### Problem requirements
Print exactly the lines from the first one down to the line that contains "significant = [False, False, False, True, True]", both included, and skip the pictures.

### Source excerpt
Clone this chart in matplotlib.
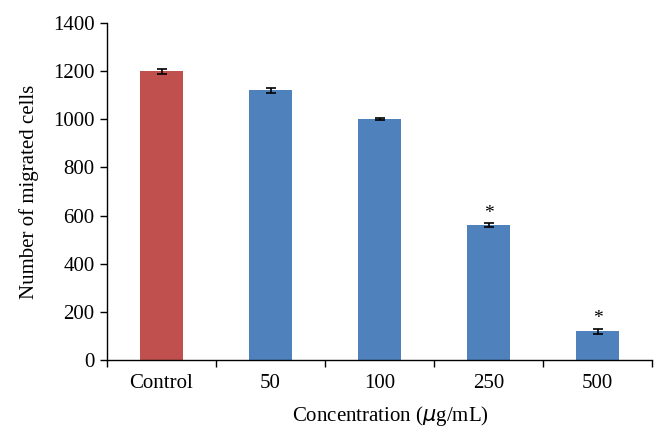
import numpy as np
import matplotlib
matplotlib.use('Agg')
import matplotlib.pyplot as plt

categories = ['Control', '50', '100', '250', '500']
values = [1200, 1120, 1000, 560, 120]
errors = [10, 12, 4, 8, 10]
significant = [False, False, False, True, True]

plt.rcParams['font.family'] = ['Liberation Serif', 'DejaVu Serif']

fig = plt.figure(figsize=(6.66, 4.4), dpi=100)
ax = fig.add_axes([107/666, 80/440, 545/666, 337/440])

x = np.arange(len(categories))
colors = ['#C0504D'] + ['#4F81BD'] * (len(categories) - 1)
ax.bar(x, values, width=0.4, color=colors, edgecolor='none')
ax.errorbar(x, values, yerr=errors, fmt='none', ecolor='black',
            elinewidth=1.2, capsize=3.5, capthick=1.2)
for xi, v, e, s in zip(x, values, errors, significant):
    if s:
        ax.text(xi, v + e + 6, '*', ha='center', va='bottom', fontsize=14)

ax.set_xlim(-0.5, len(categories) - 0.5)
ax.set_ylim(0, 1400)
ax.set_yticks(np.arange(0, 1401, 200))
ax.set_xticks(x)
ax.set_xticklabels(categories)
ax.set_xticks(np.arange(-0.5, len(categories)), minor=True)
ax.tick_params(axis='x', which='major', length=0, labelsize=15, pad=10)
ax.tick_params(axis='x', which='minor', length=5, width=1, direction='out')
ax.tick_params(axis='y', length=5, width=1, direction='out', labelsize=15, pad=4)
for s in ['top', 'right']:
    ax.spines[s].set_visible(False)
ax.spines['left'].set_linewidth(1)
ax.spines['bottom'].set_linewidth(1)

ax.set_xlabel('Concentration ($\\mu$g/mL)', fontsize=15, labelpad=7)
ax.set_ylabel('Number of migrated cells', fontsize=15, labelpad=10)
ax.xaxis.set_label_coords(0.52, -0.13)

fig.savefig('out.png', dpi=100)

### Solved exercise
Clone this chart in matplotlib.
import numpy as np
import matplotlib
matplotlib.use('Agg')
import matplotlib.pyplot as plt

categories = ['Control', '50', '100', '250', '500']
values = [1200, 1120, 1000, 560, 120]
errors = [10, 12, 4, 8, 10]
significant = [False, False, False, True, True]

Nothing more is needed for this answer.